Mesoscoping simulation of viscoelastic hybrid nanofluid having variable thermophysical properties in an inverted T-shaped enclosure with a localized heater

Abstract

This research looked at a viscoelastic Bingham hybrid Al2O3-Ag/water nanofluid’s natural convection in an inverted-T-shaped enclosure. It has been done using the mesoscopic simulation via the multiple-relaxation-time (MRT)-lattice Boltzmann method (LBM). And it employed highly effective graphics processing unit (GPU) computing to proceed with the investigation. The hybrid nanofluid’s viscosity is determined by the size of the nanoparticles and the velocity gradient, and the thermal conductivity is the function of fluid temperature.

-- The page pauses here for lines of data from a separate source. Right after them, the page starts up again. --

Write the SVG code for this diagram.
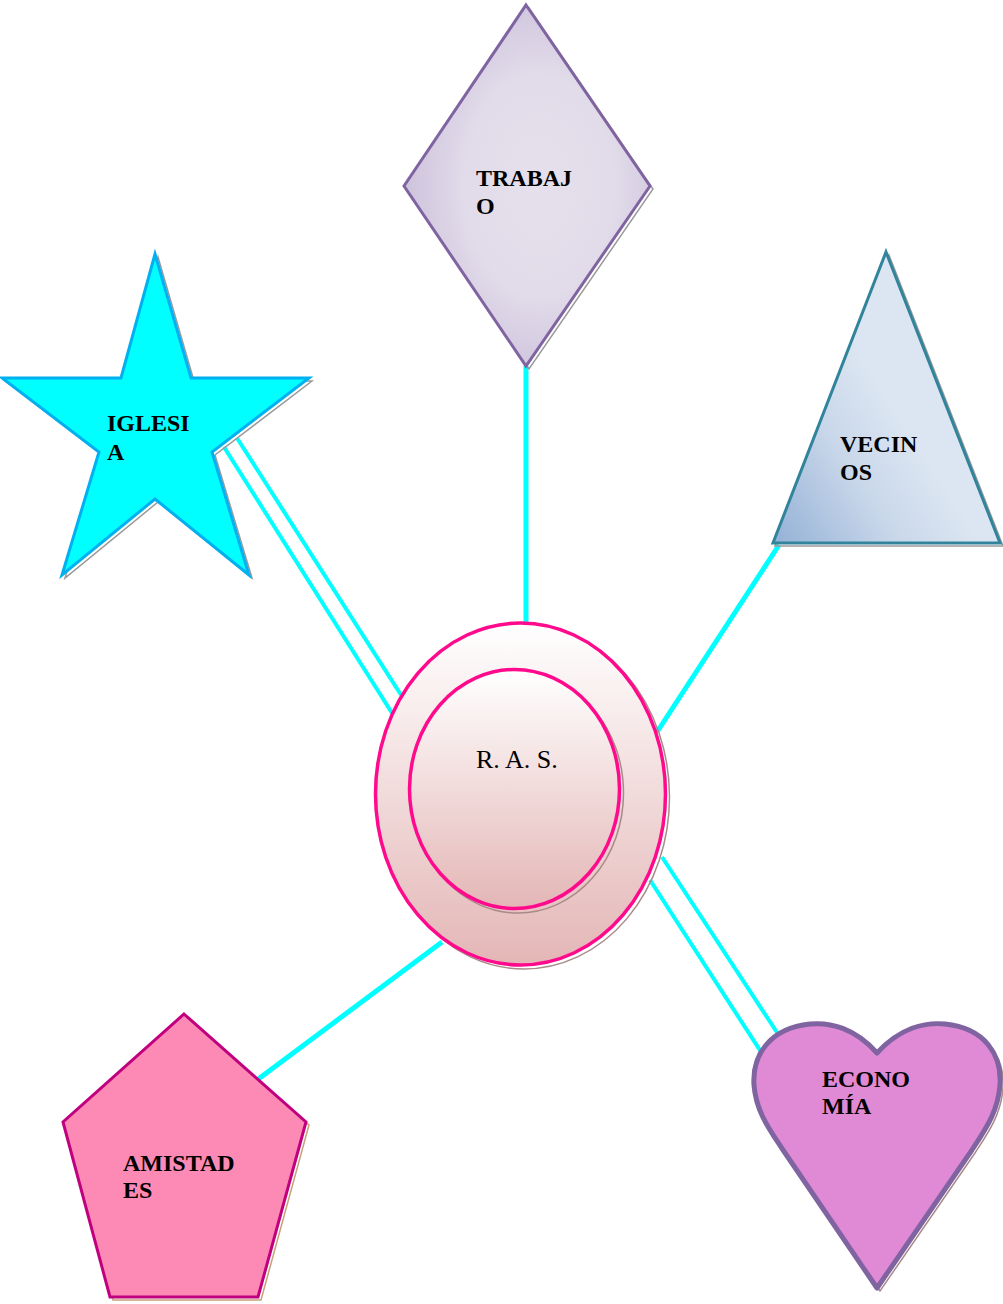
<svg xmlns="http://www.w3.org/2000/svg" width="1003" height="1304" viewBox="0 0 1003 1304">
<defs>
<linearGradient id="gEll" x1="0" y1="0" x2="0" y2="1">
<stop offset="0" stop-color="#ffffff"/>
<stop offset="1" stop-color="#e4b6b6"/>
</linearGradient>
<radialGradient id="gDia" cx="0.55" cy="0.5" r="0.6">
<stop offset="0" stop-color="#e6e0ed"/>
<stop offset="0.5" stop-color="#e2dcea"/>
<stop offset="1" stop-color="#c9bdd9"/>
</radialGradient>
<linearGradient id="gTri" x1="0" y1="1" x2="0.55" y2="0.55">
<stop offset="0" stop-color="#93b1d6"/>
<stop offset="0.6" stop-color="#c9d7ea"/>
<stop offset="1" stop-color="#dce6f2"/>
</linearGradient>
<style>
.lbl{font-family:"Liberation Serif","Times New Roman",serif;font-weight:bold;font-size:24px;fill:#000}
.con{stroke:#00ffff;stroke-width:5;fill:none}
.con2{stroke:#00ffff;stroke-width:4;fill:none}
.shg{fill:none;stroke:#9a9a9a;stroke-width:1.5}
.shb{fill:none;stroke:#a88a8a;stroke-width:1.5}
</style>
</defs>
<g id="connectors">
<line class="con" x1="526" y1="366" x2="526" y2="622"/>
<line class="con2" x1="224" y1="447" x2="392" y2="713"/>
<line class="con2" x1="237" y1="438" x2="403" y2="698"/>
<line class="con" x1="779" y1="545" x2="657" y2="732"/>
<line class="con2" x1="650" y1="880" x2="763" y2="1055"/>
<line class="con2" x1="662" y1="857" x2="780" y2="1037"/>
<line class="con" x1="257" y1="1080" x2="442" y2="942"/>
</g>
<g id="trabajo">
<polygon class="shg" points="529,8 653,189 529,369 407,189"/>
<polygon points="526,5 650,186 526,366 404,186" fill="url(#gDia)" stroke="#8064a2" stroke-width="3"/>
<text class="lbl" x="476" y="186">TRABAJ</text>
<text class="lbl" x="476" y="214">O</text>
</g>
<g id="iglesia">
<polygon class="shg" points="158,257 194,381 312,381 215,455 252,578 158,502 65,578 102,455 5,381 124,381"/>
<polygon points="155,254 191,378 309,378 212,452 249,575 155,499 62,575 99,452 2,378 121,378" fill="#00ffff" stroke="#00b0f0" stroke-width="3"/>
<text class="lbl" x="107" y="431">IGLESI</text>
<text class="lbl" x="107" y="460">A</text>
</g>
<g id="vecinos">
<polygon class="shg" points="889,255 1003,546 775,546"/>
<polygon points="886,252 1000,543 773,543" fill="url(#gTri)" stroke="#31849b" stroke-width="3"/>
<text class="lbl" x="840" y="452">VECIN</text>
<text class="lbl" x="840" y="480">OS</text>
</g>
<g id="ras">
<ellipse class="shb" cx="524" cy="797" rx="145.5" ry="172"/>
<ellipse cx="520.5" cy="794" rx="145" ry="171" fill="url(#gEll)" stroke="#ff0a8c" stroke-width="3.5"/>
<ellipse class="shb" cx="518" cy="793" rx="105.5" ry="120"/>
<ellipse cx="514.5" cy="789" rx="105" ry="119.5" fill="url(#gEll)" stroke="#ff0a8c" stroke-width="3.5"/>
<text x="476" y="768" font-family="Liberation Serif,Times New Roman,serif" font-size="26" fill="#000">R. A. S.</text>
</g>
<g id="economia">
<path class="shb" transform="translate(3,3)" d="M877,1053 C900,1028 925,1022 945,1024 C985,1028 1002,1055 1000,1085 C998,1112 985,1130 972,1150 L877,1288 L783,1150 C770,1130 756,1112 754,1085 C752,1055 770,1028 810,1024 C830,1022 855,1028 877,1053 Z"/>
<path d="M877,1053 C900,1028 925,1022 945,1024 C985,1028 1002,1055 1000,1085 C998,1112 985,1130 972,1150 L877,1288 L783,1150 C770,1130 756,1112 754,1085 C752,1055 770,1028 810,1024 C830,1022 855,1028 877,1053 Z" fill="#e089d4" stroke="#8064a2" stroke-width="5" stroke-linejoin="round"/>
<text class="lbl" x="822" y="1087">ECONO</text>
<text class="lbl" x="822" y="1114">MÍA</text>
</g>
<g id="amistades">
<polygon points="187,1017 309,1125 261,1300 113,1300 66,1125" fill="none" stroke="#c8a07a" stroke-width="1.5"/>
<polygon points="184,1014 306,1122 258,1297 110,1297 63,1122" fill="#fd8ab4" stroke="#c0007f" stroke-width="3"/>
<text class="lbl" x="123" y="1171">AMISTAD</text>
<text class="lbl" x="123" y="1198">ES</text>
</g>
</svg>
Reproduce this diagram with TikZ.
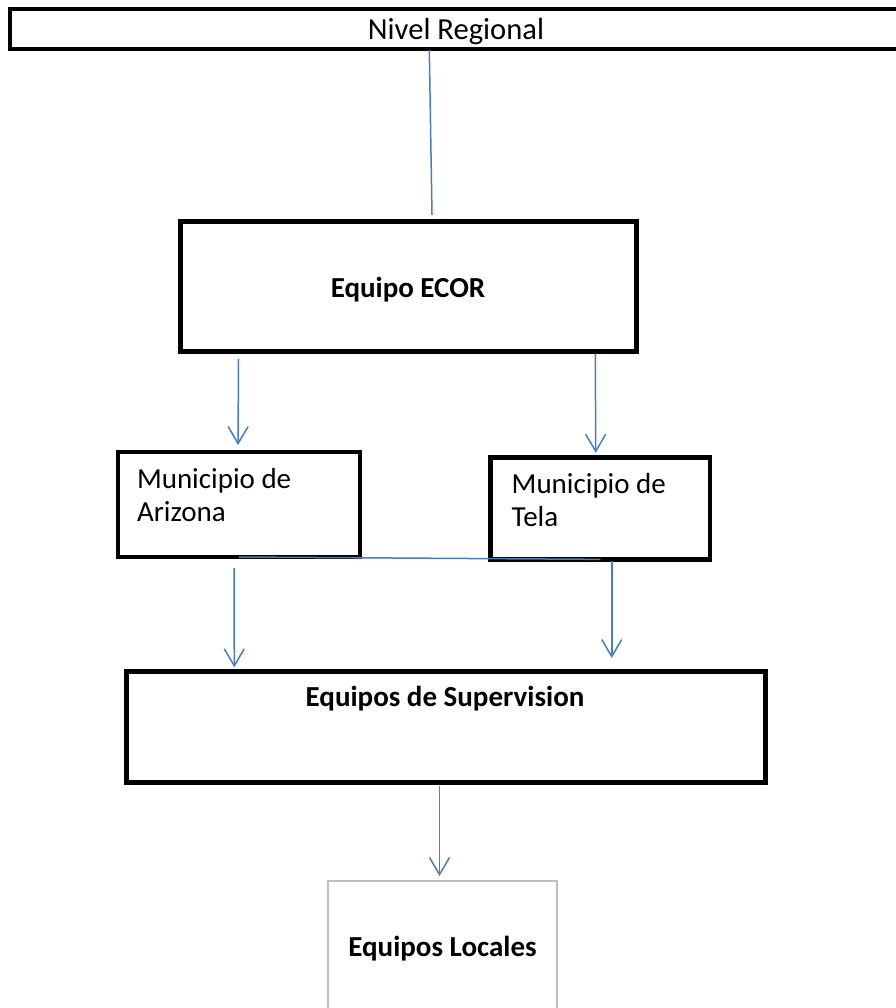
\documentclass[tikz,border=0pt]{standalone}
\usepackage{fontspec}
\setmainfont{Carlito}
\usetikzlibrary{arrows.meta,calc}
\definecolor{linkblue}{HTML}{4A7EBB}
\definecolor{lightframe}{HTML}{BFBFBF}
\tikzset{
  frame/.style={draw=black, line width=#1, rectangle, inner sep=0pt, outer sep=0pt, fill=white},
  frame/.default=4.6pt,
  txt/.style={inner sep=0pt, outer sep=0pt, font=\fontsize{29}{33}\selectfont},
  boldtxt/.style={txt, font=\fontsize{29}{33}\selectfont\bfseries},
  conn/.style={draw=linkblue, line width=1.5pt},
  arr/.style={conn, -{Straight Barb[length=17pt,width=20pt,line width=1.5pt]}}
}
\begin{document}
\begin{tikzpicture}[x=1pt,y=-1pt]
\useasboundingbox (0,0) rectangle (895,1008);

% boxes
\node[frame=4pt, minimum width=896pt, minimum height=39.4pt] (top) at (458,29) {};
\node[frame=5pt, minimum width=456pt, minimum height=129.5pt] (ecor) at (408,286.75) {};
\node[frame, minimum width=242pt, minimum height=105pt] (arizona) at (239,504.5) {};
\node[frame, minimum width=219.5pt, minimum height=102pt] (tela) at (600.25,508.35) {};
\node[frame=5pt, minimum width=638.5pt, minimum height=111pt] (sup) at (445.75,727) {};
\node[frame=1.5pt, draw=lightframe, minimum width=229pt, minimum height=135pt] (local) at (442.5,948.5) {};

% texts
\node[txt, font=\fontsize{30.6}{33}\selectfont, anchor=base] (tnivel) at (456,40) {Nivel Regional};
\node[boldtxt, anchor=base] (tecor) at (408,297) {Equipo ECOR};
\node[txt, anchor=base west] (tariz1) at (137,488) {Municipio de};
\node[txt, anchor=base west] (tariz2) at (137,521) {Arizona};
\node[txt, anchor=base west] (ttela1) at (511.7,493) {Municipio de};
\node[txt, anchor=base west] (ttela2) at (511.7,526) {Tela};
\node[boldtxt, anchor=base] (tsup) at (445,706) {Equipos de Supervision};
\node[boldtxt, anchor=base] (tlocal) at (442.5,956.7) {Equipos Locales};

% connectors
\draw[conn] ($(top.south)+(-28.7,1.3)$) -- ($(ecor.north)+(24,-7)$);
\draw[arr] ($(arizona.north |- ecor.south)+(-0.5,7.5)$) -- ($(arizona.north)+(-1,-7)$);
\draw[arr] ($(tela.north |- ecor.south)+(-5,2)$) -- ($(tela.north)+(-4.5,-4.6)$);
\draw[conn] (arizona.south) -- (tela.south);
\draw[arr] ($(arizona.south)+(-5,11)$) -- ($(sup.north -| arizona.south)+(-4.7,-4.2)$);
\draw[arr] ($(tela.south)+(11.5,1.3)$) -- ($(sup.north -| tela.south)+(11.5,-13.5)$);
\draw[arr] ($(local.north |- sup.south)+(-3,3.5)$) -- ($(local.north)+(-3,-5)$);
\end{tikzpicture}
\end{document}
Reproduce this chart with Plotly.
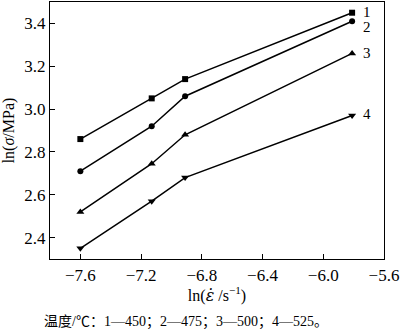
import plotly.graph_objects as go

# ln(strain rate) values shared by all four curves
ln_rate = [-7.6, -7.13, -6.91, -5.81]

# ln(flow stress) for each deformation temperature
ln_stress_450 = [2.86, 3.05, 3.14, 3.45]
ln_stress_475 = [2.71, 2.92, 3.06, 3.41]
ln_stress_500 = [2.52, 2.745, 2.88, 3.26]
ln_stress_525 = [2.35, 2.57, 2.68, 2.97]

curve_labels = ["1", "2", "3", "4"]
series = [ln_stress_450, ln_stress_475, ln_stress_500, ln_stress_525]
symbols = ["square", "circle", "triangle-up", "triangle-down"]
marker_sizes = [6, 6, 7, 7]

x_ticks = [-7.6, -7.2, -6.8, -6.4, -6.0, -5.6]
y_ticks = [2.4, 2.6, 2.8, 3.0, 3.2, 3.4]

SERIF = "Liberation Serif, Times New Roman, Noto Sans CJK SC, serif"

fig = go.Figure()
for vals, sym, ms in zip(series, symbols, marker_sizes):
    fig.add_trace(go.Scatter(
        x=ln_rate, y=vals, mode="lines+markers",
        line=dict(color="black", width=1.5),
        marker=dict(symbol=sym, size=ms, color="black"),
        showlegend=False,
    ))

# curve numbers placed just right of each end point
label_dy = [1, -6, 0, 2]
for lab, vals, dy in zip(curve_labels, series, label_dy):
    fig.add_annotation(
        x=ln_rate[-1], y=vals[-1], text=lab, showarrow=False,
        xanchor="left", yanchor="middle", xshift=9, yshift=dy,
        font=dict(family=SERIF, size=15, color="black"),
    )

fig.add_annotation(
    x=0.408, y=-0.245, xref="paper", yref="paper",
    text="温度/℃：1—450；2—475；3—500；4—525。",
    showarrow=False, xanchor="center", yanchor="middle",
    font=dict(family=SERIF, size=14, color="black"),
)

axis_common = dict(
    showline=True, linecolor="black", linewidth=1.2, mirror=True,
    ticks="inside", ticklen=5, tickcolor="black", tickwidth=1,
    showgrid=False, zeroline=False, ticklabeloverflow="allow",
    tickfont=dict(family=SERIF, size=17, color="black"),
)

fig.update_xaxes(
    range=[-7.8, -5.5999], tickvals=x_ticks,
    ticktext=["−7.6", "−7.2", "−6.8", "−6.4", "−6.0", "−5.6"],
    title=dict(
        text="ln(<span style=\"font-family:DejaVu Serif\"><i>ε̇</i></span> /s<sup>−1</sup>)",
        standoff=4, font=dict(family=SERIF, size=16, color="black")),
    **axis_common,
)
fig.update_yaxes(
    range=[2.3, 3.5], tickvals=y_ticks,
    ticktext=["2.4", "2.6", "2.8", "3.0", "3.2", "3.4"],
    title=dict(text="ln(<i>σ</i>/MPa)", standoff=6,
               font=dict(family=SERIF, size=16, color="black")),
    **axis_common,
)

fig.update_layout(
    width=400, height=331,
    margin=dict(l=50, r=14, t=1, b=72),
    plot_bgcolor="white", paper_bgcolor="white",
)

fig.write_html("out.html")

A uniform temperature boundary condition is used to heat the middle of the enclosure’s bottom wall. Other portions of the bottom and top walls are adiabatic, where the right and left walls are kept cold. Different parameters, namely the Bingham number (0≤Bn≤1), Rayleigh number (Ra=104, 105, 106), and nanoparticles volume fraction (ϕ=0,0.02,0.04), and heated sources’ size (ϵ=1/5,2/5,3/5,4/5) are applied to investigate and observe the natural convection of the fluid. Numerical outcomes are attained from the simulation and used to generate contours, figures, graphs of velocity temperature, average Nusselt number, local Nusselt number, isotherms, and streamlines. Based on the outcomes, it is observed that enhancements in Rayleigh number, heated sources’ size (ϵ), and volume fraction (ϕ) speed up the flow of the fluid. On the other hand, the Bingham number’s increment slows down the flow and decreases the value of Nu¯. The average Nusselt number increases 170.25% while increasing the length of bottom heater from ϵ=1/5 to ϵ=4/5 at ϕ=0.02, Bn=1, and Ra=106. This configuration can be applicable to electrical system cooling, ventilation, heat-exchanging system and in many other practical implements.